As we pack more requests vertically on one system, we make it more sensitive to fluctuations in holding time.

Imagine we have two systems A and B. In system A, we have 150 reqs/s at 45ms per request. This gives 6.75 erlang. System B is 5 times faster, completing each request in 9ms on average, so we have decided to load B with 400 reqs/s instead. It is thus loaded with 3.60 erlang.

Now, we suddenly hit a hiccup which makes the systems misbehave. Both sees 20ms increased holding time for systems A and B. This means 65ms and 29ms respectively. And now, system A has a load of 9.75 whereas system B has a load of 11.6.

What we see is that the tighter packing of requests on system B means it is more sensitive to small fluctuations in holding time. The tighter we pack requests, the worse the load when we let the holding time fluctuate. In other words, systems with high arrival rates doesn’t cope well with holding time fluctuations.

Wrapping up

One may wonder if we should always celebrate systems able to process a higher number of requests per second. The added onus of operating such systems is that we need to optimize every code path, or the system topples for outliers, or at system capacity. That is, the price of operating a system may be far higher than we think, simply by the notion of additional optimization needs.

In addition, we may want to celebrate a system having high engineering and peak capacities.

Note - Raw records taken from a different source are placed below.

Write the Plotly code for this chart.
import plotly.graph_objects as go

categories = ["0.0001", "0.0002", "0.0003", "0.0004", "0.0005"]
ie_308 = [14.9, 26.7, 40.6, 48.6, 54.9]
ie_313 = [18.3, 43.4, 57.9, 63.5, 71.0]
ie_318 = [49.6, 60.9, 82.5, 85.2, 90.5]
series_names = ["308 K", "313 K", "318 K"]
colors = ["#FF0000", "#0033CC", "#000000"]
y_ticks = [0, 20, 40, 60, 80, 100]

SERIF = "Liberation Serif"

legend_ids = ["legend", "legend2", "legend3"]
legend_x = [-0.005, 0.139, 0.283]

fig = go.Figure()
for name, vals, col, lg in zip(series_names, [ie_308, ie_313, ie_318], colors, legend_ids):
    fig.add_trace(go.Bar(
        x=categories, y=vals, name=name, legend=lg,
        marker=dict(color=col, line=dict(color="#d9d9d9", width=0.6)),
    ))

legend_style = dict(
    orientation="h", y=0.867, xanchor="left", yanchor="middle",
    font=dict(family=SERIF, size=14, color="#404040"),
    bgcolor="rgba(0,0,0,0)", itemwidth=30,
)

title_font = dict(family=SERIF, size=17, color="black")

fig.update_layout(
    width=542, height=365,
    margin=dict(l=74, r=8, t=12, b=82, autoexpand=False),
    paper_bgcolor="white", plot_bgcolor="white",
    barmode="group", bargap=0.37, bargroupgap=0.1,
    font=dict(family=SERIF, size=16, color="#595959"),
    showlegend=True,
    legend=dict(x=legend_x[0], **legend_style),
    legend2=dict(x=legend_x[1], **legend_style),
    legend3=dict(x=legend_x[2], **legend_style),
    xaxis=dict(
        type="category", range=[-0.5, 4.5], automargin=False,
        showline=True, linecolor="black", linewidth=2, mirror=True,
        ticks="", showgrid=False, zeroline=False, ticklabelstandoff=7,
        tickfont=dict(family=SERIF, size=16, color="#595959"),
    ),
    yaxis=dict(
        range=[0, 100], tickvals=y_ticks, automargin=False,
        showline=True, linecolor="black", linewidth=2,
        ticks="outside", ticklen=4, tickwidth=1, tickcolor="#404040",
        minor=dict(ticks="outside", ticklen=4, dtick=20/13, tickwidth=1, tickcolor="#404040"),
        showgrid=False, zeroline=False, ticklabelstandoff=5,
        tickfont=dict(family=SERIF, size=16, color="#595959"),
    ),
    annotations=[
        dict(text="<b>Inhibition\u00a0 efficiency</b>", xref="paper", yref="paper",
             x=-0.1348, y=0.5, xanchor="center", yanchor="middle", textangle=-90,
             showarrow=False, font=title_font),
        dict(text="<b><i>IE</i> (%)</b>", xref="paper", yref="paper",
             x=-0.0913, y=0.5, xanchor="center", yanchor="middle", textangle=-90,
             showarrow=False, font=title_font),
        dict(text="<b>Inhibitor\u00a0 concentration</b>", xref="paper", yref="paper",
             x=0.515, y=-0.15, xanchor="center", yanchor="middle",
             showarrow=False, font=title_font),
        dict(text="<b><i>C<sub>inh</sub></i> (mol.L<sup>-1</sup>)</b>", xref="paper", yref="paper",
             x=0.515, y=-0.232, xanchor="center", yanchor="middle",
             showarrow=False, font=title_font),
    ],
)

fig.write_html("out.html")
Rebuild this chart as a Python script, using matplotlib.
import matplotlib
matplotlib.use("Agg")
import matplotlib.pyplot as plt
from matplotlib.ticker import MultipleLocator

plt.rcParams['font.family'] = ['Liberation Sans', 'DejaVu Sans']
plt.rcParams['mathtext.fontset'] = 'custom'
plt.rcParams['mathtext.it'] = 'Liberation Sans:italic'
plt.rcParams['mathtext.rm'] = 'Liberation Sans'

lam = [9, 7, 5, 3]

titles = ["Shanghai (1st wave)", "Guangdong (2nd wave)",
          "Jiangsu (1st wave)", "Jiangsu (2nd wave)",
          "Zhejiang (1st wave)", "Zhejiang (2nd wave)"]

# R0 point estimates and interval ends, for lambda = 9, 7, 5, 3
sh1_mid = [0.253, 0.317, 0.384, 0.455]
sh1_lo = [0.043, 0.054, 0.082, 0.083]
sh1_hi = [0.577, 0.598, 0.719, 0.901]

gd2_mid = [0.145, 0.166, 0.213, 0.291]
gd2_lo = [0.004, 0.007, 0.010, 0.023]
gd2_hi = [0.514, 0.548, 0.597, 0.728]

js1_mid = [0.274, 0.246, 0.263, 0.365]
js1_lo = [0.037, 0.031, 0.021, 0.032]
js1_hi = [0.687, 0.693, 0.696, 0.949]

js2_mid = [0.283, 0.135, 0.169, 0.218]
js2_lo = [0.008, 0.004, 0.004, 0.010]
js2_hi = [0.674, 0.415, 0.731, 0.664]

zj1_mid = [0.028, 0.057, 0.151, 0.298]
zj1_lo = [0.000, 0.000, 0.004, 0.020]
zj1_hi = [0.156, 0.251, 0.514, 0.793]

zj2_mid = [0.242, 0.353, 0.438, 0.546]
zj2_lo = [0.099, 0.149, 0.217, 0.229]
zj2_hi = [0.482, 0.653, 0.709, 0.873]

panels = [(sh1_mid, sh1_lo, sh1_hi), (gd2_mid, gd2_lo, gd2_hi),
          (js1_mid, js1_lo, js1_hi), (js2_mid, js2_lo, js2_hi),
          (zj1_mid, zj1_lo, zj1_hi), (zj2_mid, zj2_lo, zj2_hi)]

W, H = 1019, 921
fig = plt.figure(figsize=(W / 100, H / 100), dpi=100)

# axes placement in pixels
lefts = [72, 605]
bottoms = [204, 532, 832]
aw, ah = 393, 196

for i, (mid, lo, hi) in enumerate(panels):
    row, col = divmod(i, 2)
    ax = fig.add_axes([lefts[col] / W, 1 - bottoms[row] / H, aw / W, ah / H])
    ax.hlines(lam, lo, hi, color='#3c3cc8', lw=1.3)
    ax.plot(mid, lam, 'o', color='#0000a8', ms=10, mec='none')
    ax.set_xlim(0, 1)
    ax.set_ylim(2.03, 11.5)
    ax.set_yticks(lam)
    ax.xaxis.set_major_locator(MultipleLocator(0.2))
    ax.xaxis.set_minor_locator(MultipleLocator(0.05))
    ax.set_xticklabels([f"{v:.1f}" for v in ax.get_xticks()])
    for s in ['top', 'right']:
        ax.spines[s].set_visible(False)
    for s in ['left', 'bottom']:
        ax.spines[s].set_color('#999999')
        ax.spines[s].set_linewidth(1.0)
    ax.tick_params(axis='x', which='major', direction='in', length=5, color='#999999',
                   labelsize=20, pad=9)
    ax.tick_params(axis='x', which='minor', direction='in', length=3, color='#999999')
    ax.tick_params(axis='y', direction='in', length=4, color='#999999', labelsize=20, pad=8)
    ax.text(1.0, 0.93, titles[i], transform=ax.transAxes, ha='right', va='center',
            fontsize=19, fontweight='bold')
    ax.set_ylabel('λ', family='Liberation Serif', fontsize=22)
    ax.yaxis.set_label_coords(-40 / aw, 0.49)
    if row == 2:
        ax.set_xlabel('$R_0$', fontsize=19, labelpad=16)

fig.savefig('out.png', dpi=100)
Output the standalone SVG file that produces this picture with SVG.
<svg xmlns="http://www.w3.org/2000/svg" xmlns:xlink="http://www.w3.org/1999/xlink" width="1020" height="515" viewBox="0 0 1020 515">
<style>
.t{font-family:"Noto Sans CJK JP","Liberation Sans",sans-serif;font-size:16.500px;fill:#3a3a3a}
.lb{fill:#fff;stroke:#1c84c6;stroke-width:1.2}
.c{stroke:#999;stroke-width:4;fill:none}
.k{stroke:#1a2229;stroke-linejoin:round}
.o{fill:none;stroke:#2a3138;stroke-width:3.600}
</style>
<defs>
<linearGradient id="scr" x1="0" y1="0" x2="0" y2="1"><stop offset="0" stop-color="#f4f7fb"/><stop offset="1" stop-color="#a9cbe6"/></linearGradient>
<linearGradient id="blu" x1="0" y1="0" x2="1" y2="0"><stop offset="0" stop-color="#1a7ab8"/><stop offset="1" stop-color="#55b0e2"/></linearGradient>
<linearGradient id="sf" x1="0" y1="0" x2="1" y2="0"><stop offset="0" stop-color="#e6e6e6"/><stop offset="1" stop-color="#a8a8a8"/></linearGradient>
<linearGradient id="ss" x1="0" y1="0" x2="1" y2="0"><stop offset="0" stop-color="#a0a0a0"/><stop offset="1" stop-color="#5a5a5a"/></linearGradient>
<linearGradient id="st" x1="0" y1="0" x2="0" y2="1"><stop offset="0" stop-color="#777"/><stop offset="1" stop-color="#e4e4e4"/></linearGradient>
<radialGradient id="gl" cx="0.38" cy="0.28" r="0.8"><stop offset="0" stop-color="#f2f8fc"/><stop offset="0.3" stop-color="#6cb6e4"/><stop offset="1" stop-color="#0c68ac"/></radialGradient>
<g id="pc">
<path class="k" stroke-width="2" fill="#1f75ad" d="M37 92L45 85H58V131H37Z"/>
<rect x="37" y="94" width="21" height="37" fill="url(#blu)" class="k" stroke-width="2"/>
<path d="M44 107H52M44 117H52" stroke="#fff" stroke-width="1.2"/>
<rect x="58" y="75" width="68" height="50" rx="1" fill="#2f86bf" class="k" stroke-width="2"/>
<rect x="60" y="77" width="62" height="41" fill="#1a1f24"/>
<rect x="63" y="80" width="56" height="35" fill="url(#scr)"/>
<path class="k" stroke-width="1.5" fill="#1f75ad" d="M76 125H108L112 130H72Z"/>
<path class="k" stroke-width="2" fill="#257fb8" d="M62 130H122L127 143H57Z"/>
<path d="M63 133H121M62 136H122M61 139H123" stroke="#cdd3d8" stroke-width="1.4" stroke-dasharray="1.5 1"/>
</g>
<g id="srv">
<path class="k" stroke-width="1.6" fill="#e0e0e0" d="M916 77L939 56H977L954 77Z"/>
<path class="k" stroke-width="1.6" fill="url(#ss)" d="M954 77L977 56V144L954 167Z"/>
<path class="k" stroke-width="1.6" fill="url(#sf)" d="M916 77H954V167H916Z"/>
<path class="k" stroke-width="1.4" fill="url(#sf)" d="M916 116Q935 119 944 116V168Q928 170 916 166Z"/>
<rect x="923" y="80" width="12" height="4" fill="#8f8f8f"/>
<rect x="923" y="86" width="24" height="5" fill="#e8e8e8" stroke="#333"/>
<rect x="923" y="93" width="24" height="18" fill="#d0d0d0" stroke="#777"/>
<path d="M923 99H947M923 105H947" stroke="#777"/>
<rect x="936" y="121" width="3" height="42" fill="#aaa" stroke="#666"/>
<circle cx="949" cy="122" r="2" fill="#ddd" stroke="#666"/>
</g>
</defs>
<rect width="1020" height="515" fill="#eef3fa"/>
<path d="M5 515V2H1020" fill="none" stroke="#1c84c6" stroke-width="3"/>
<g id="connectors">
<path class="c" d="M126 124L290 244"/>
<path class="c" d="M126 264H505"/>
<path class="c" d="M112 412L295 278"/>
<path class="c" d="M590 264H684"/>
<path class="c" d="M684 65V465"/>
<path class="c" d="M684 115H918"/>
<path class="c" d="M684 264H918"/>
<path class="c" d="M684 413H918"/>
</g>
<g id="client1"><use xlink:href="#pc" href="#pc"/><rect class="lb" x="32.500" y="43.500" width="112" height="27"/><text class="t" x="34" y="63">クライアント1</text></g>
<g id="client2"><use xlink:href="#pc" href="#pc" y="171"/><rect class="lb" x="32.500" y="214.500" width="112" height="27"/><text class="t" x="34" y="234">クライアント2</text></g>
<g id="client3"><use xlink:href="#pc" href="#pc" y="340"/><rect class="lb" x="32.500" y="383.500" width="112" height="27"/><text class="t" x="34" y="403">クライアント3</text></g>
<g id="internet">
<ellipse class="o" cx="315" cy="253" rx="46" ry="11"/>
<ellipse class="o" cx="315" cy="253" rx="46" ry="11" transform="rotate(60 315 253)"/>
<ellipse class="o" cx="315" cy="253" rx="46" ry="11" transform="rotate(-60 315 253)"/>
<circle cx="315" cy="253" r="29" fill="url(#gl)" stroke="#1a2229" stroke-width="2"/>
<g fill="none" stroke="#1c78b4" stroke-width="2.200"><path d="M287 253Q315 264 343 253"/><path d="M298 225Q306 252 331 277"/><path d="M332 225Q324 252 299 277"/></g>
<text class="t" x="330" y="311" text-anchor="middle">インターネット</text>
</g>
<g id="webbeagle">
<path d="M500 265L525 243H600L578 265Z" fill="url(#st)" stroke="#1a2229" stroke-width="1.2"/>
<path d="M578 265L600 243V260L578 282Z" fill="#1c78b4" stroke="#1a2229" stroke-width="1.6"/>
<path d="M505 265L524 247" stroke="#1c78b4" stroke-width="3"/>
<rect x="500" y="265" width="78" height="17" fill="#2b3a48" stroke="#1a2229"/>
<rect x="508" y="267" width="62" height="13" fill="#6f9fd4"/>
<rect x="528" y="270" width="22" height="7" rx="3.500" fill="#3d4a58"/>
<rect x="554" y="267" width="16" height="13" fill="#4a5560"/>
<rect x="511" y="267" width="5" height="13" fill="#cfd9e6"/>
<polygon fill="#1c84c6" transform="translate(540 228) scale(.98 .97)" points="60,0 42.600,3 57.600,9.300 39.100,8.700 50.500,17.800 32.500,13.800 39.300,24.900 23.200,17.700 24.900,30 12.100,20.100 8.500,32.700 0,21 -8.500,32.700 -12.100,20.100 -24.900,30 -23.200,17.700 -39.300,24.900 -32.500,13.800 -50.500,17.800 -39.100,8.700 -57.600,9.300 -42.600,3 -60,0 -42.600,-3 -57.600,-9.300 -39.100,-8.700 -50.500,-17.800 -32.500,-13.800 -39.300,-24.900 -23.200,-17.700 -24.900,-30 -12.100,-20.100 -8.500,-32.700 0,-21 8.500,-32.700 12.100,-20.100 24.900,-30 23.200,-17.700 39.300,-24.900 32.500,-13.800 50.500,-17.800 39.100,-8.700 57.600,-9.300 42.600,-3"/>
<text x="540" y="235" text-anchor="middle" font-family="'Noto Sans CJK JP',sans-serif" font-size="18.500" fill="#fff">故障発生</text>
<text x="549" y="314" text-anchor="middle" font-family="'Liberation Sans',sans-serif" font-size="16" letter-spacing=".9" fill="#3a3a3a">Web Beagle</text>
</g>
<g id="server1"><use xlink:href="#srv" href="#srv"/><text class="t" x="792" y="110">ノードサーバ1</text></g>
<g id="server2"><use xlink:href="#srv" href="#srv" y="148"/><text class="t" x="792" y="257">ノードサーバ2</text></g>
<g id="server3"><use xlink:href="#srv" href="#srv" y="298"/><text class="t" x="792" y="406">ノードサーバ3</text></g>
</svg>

Such a system will generally be far more predictable under load that systems with lower capacity limits.

Finally, the simply notion of increasing capacity by going faster isn’t always the right solution. As we have seen, such solutions make the system more sensitive.

The key insight is that in the question of scaling vertically or horizontally, you need to understand what capacity limits your system can cope with, realistically. And in practice, it may be necessary to avoid loading systems to much vertically in order to achieve correct operation when you strike gold when slaving away in the venture capitalist mine.

[0] Perhaps the peak capacity is less, due to the SMT of modern CPUs.